# WHAT YOU ARE ASKED TO DO
Output all lines exactly, with nothing added or dropped.

# GIVEN MATERIAL
----------

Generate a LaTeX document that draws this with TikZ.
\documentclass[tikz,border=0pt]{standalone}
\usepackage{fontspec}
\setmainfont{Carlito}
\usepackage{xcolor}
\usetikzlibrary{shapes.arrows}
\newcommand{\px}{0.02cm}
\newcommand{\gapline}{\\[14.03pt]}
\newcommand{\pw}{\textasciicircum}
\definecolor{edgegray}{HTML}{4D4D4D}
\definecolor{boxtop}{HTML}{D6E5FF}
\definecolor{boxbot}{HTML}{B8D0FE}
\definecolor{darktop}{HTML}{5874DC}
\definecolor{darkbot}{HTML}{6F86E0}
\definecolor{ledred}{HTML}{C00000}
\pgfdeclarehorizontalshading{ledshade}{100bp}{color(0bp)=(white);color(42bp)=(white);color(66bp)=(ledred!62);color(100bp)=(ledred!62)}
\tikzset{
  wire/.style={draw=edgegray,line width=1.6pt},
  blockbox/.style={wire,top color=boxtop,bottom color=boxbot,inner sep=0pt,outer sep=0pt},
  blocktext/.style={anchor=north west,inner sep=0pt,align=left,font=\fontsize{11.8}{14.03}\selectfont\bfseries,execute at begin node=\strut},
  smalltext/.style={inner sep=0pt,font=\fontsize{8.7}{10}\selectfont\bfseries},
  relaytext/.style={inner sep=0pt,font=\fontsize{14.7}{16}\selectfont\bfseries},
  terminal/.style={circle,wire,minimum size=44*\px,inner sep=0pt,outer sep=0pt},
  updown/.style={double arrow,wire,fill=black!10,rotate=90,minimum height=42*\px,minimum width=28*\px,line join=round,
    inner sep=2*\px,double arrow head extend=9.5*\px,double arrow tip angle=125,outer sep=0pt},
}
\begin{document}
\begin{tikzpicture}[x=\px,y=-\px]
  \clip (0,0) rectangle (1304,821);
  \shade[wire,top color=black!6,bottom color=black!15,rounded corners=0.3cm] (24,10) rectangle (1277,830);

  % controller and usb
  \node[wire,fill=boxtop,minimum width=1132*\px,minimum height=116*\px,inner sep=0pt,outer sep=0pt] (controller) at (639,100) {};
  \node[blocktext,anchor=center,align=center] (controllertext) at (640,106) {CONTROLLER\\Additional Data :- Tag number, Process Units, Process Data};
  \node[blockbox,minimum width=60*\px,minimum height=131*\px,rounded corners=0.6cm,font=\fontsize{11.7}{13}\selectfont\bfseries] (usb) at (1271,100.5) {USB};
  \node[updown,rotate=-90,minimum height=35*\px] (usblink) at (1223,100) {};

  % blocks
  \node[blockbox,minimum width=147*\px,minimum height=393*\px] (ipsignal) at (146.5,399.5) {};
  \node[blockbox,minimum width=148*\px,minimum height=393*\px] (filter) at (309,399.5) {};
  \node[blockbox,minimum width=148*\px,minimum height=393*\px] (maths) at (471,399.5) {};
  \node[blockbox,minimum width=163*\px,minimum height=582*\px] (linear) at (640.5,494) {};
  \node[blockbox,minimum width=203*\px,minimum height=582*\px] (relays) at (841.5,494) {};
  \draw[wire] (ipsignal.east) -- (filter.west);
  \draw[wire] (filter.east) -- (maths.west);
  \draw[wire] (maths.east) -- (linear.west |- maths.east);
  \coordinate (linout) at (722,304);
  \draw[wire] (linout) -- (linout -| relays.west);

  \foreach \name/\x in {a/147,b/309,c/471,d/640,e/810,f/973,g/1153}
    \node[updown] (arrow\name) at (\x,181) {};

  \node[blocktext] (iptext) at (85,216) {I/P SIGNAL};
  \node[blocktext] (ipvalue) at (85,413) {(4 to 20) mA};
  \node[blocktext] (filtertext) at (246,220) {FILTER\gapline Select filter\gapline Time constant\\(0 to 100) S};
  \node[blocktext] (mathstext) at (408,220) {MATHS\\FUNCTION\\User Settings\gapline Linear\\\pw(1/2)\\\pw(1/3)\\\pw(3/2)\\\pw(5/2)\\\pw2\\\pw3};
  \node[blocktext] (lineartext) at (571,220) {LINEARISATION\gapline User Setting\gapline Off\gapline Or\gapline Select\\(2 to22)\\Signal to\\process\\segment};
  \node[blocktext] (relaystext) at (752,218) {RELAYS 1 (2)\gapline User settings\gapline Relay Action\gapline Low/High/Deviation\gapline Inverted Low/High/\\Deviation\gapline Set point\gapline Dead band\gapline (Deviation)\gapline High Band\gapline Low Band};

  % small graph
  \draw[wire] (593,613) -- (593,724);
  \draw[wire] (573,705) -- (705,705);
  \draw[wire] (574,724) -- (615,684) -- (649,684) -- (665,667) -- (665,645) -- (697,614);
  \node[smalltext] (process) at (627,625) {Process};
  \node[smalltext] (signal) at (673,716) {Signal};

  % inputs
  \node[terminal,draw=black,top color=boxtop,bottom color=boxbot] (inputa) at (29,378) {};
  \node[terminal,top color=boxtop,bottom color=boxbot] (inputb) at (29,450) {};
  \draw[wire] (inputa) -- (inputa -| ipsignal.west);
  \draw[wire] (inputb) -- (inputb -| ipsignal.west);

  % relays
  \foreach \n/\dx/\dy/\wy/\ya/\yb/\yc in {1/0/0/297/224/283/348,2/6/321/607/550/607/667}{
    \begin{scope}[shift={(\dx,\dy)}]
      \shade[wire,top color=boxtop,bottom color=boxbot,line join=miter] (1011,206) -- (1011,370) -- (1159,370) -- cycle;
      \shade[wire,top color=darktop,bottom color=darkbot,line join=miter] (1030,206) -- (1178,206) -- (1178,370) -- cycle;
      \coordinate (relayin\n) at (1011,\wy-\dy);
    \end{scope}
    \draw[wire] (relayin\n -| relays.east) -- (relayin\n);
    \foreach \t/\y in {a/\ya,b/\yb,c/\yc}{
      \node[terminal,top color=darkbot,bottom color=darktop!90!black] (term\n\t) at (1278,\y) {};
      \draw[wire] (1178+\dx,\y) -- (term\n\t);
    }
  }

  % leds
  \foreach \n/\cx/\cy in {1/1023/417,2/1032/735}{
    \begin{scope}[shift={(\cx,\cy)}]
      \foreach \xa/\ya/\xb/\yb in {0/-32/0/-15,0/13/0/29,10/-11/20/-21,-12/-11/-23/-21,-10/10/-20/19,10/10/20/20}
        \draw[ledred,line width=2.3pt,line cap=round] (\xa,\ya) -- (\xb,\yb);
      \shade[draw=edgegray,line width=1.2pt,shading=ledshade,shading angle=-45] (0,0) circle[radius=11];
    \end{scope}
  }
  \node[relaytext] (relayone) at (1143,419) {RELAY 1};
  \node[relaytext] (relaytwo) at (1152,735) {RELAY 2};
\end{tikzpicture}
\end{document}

----------

# EXERCISE RESULT
Generate a LaTeX document that draws this with TikZ.
\documentclass[tikz,border=0pt]{standalone}
\usepackage{fontspec}
\setmainfont{Carlito}
\usepackage{xcolor}
\usetikzlibrary{shapes.arrows}
\newcommand{\px}{0.02cm}
\newcommand{\gapline}{\\[14.03pt]}
\newcommand{\pw}{\textasciicircum}
\definecolor{edgegray}{HTML}{4D4D4D}
\definecolor{boxtop}{HTML}{D6E5FF}
\definecolor{boxbot}{HTML}{B8D0FE}
\definecolor{darktop}{HTML}{5874DC}
\definecolor{darkbot}{HTML}{6F86E0}
\definecolor{ledred}{HTML}{C00000}
\pgfdeclarehorizontalshading{ledshade}{100bp}{color(0bp)=(white);color(42bp)=(white);color(66bp)=(ledred!62);color(100bp)=(ledred!62)}
\tikzset{
  wire/.style={draw=edgegray,line width=1.6pt},
  blockbox/.style={wire,top color=boxtop,bottom color=boxbot,inner sep=0pt,outer sep=0pt},
  blocktext/.style={anchor=north west,inner sep=0pt,align=left,font=\fontsize{11.8}{14.03}\selectfont\bfseries,execute at begin node=\strut},
  smalltext/.style={inner sep=0pt,font=\fontsize{8.7}{10}\selectfont\bfseries},
  relaytext/.style={inner sep=0pt,font=\fontsize{14.7}{16}\selectfont\bfseries},
  terminal/.style={circle,wire,minimum size=44*\px,inner sep=0pt,outer sep=0pt},
  updown/.style={double arrow,wire,fill=black!10,rotate=90,minimum height=42*\px,minimum width=28*\px,line join=round,
    inner sep=2*\px,double arrow head extend=9.5*\px,double arrow tip angle=125,outer sep=0pt},
}
\begin{document}
\begin{tikzpicture}[x=\px,y=-\px]
  \clip (0,0) rectangle (1304,821);
  \shade[wire,top color=black!6,bottom color=black!15,rounded corners=0.3cm] (24,10) rectangle (1277,830);

  % controller and usb
  \node[wire,fill=boxtop,minimum width=1132*\px,minimum height=116*\px,inner sep=0pt,outer sep=0pt] (controller) at (639,100) {};
  \node[blocktext,anchor=center,align=center] (controllertext) at (640,106) {CONTROLLER\\Additional Data :- Tag number, Process Units, Process Data};
  \node[blockbox,minimum width=60*\px,minimum height=131*\px,rounded corners=0.6cm,font=\fontsize{11.7}{13}\selectfont\bfseries] (usb) at (1271,100.5) {USB};
  \node[updown,rotate=-90,minimum height=35*\px] (usblink) at (1223,100) {};

  % blocks
  \node[blockbox,minimum width=147*\px,minimum height=393*\px] (ipsignal) at (146.5,399.5) {};
  \node[blockbox,minimum width=148*\px,minimum height=393*\px] (filter) at (309,399.5) {};
  \node[blockbox,minimum width=148*\px,minimum height=393*\px] (maths) at (471,399.5) {};
  \node[blockbox,minimum width=163*\px,minimum height=582*\px] (linear) at (640.5,494) {};
  \node[blockbox,minimum width=203*\px,minimum height=582*\px] (relays) at (841.5,494) {};
  \draw[wire] (ipsignal.east) -- (filter.west);
  \draw[wire] (filter.east) -- (maths.west);
  \draw[wire] (maths.east) -- (linear.west |- maths.east);
  \coordinate (linout) at (722,304);
  \draw[wire] (linout) -- (linout -| relays.west);

  \foreach \name/\x in {a/147,b/309,c/471,d/640,e/810,f/973,g/1153}
    \node[updown] (arrow\name) at (\x,181) {};

  \node[blocktext] (iptext) at (85,216) {I/P SIGNAL};
  \node[blocktext] (ipvalue) at (85,413) {(4 to 20) mA};
  \node[blocktext] (filtertext) at (246,220) {FILTER\gapline Select filter\gapline Time constant\\(0 to 100) S};
  \node[blocktext] (mathstext) at (408,220) {MATHS\\FUNCTION\\User Settings\gapline Linear\\\pw(1/2)\\\pw(1/3)\\\pw(3/2)\\\pw(5/2)\\\pw2\\\pw3};
  \node[blocktext] (lineartext) at (571,220) {LINEARISATION\gapline User Setting\gapline Off\gapline Or\gapline Select\\(2 to22)\\Signal to\\process\\segment};
  \node[blocktext] (relaystext) at (752,218) {RELAYS 1 (2)\gapline User settings\gapline Relay Action\gapline Low/High/Deviation\gapline Inverted Low/High/\\Deviation\gapline Set point\gapline Dead band\gapline (Deviation)\gapline High Band\gapline Low Band};

  % small graph
  \draw[wire] (593,613) -- (593,724);
  \draw[wire] (573,705) -- (705,705);
  \draw[wire] (574,724) -- (615,684) -- (649,684) -- (665,667) -- (665,645) -- (697,614);
  \node[smalltext] (process) at (627,625) {Process};
  \node[smalltext] (signal) at (673,716) {Signal};

  % inputs
  \node[terminal,draw=black,top color=boxtop,bottom color=boxbot] (inputa) at (29,378) {};
  \node[terminal,top color=boxtop,bottom color=boxbot] (inputb) at (29,450) {};
  \draw[wire] (inputa) -- (inputa -| ipsignal.west);
  \draw[wire] (inputb) -- (inputb -| ipsignal.west);

  % relays
  \foreach \n/\dx/\dy/\wy/\ya/\yb/\yc in {1/0/0/297/224/283/348,2/6/321/607/550/607/667}{
    \begin{scope}[shift={(\dx,\dy)}]
      \shade[wire,top color=boxtop,bottom color=boxbot,line join=miter] (1011,206) -- (1011,370) -- (1159,370) -- cycle;
      \shade[wire,top color=darktop,bottom color=darkbot,line join=miter] (1030,206) -- (1178,206) -- (1178,370) -- cycle;
      \coordinate (relayin\n) at (1011,\wy-\dy);
    \end{scope}
    \draw[wire] (relayin\n -| relays.east) -- (relayin\n);
    \foreach \t/\y in {a/\ya,b/\yb,c/\yc}{
      \node[terminal,top color=darkbot,bottom color=darktop!90!black] (term\n\t) at (1278,\y) {};
      \draw[wire] (1178+\dx,\y) -- (term\n\t);
    }
  }

  % leds
  \foreach \n/\cx/\cy in {1/1023/417,2/1032/735}{
    \begin{scope}[shift={(\cx,\cy)}]
      \foreach \xa/\ya/\xb/\yb in {0/-32/0/-15,0/13/0/29,10/-11/20/-21,-12/-11/-23/-21,-10/10/-20/19,10/10/20/20}
        \draw[ledred,line width=2.3pt,line cap=round] (\xa,\ya) -- (\xb,\yb);
      \shade[draw=edgegray,line width=1.2pt,shading=ledshade,shading angle=-45] (0,0) circle[radius=11];
    \end{scope}
  }
  \node[relaytext] (relayone) at (1143,419) {RELAY 1};
  \node[relaytext] (relaytwo) at (1152,735) {RELAY 2};
\end{tikzpicture}
\end{document}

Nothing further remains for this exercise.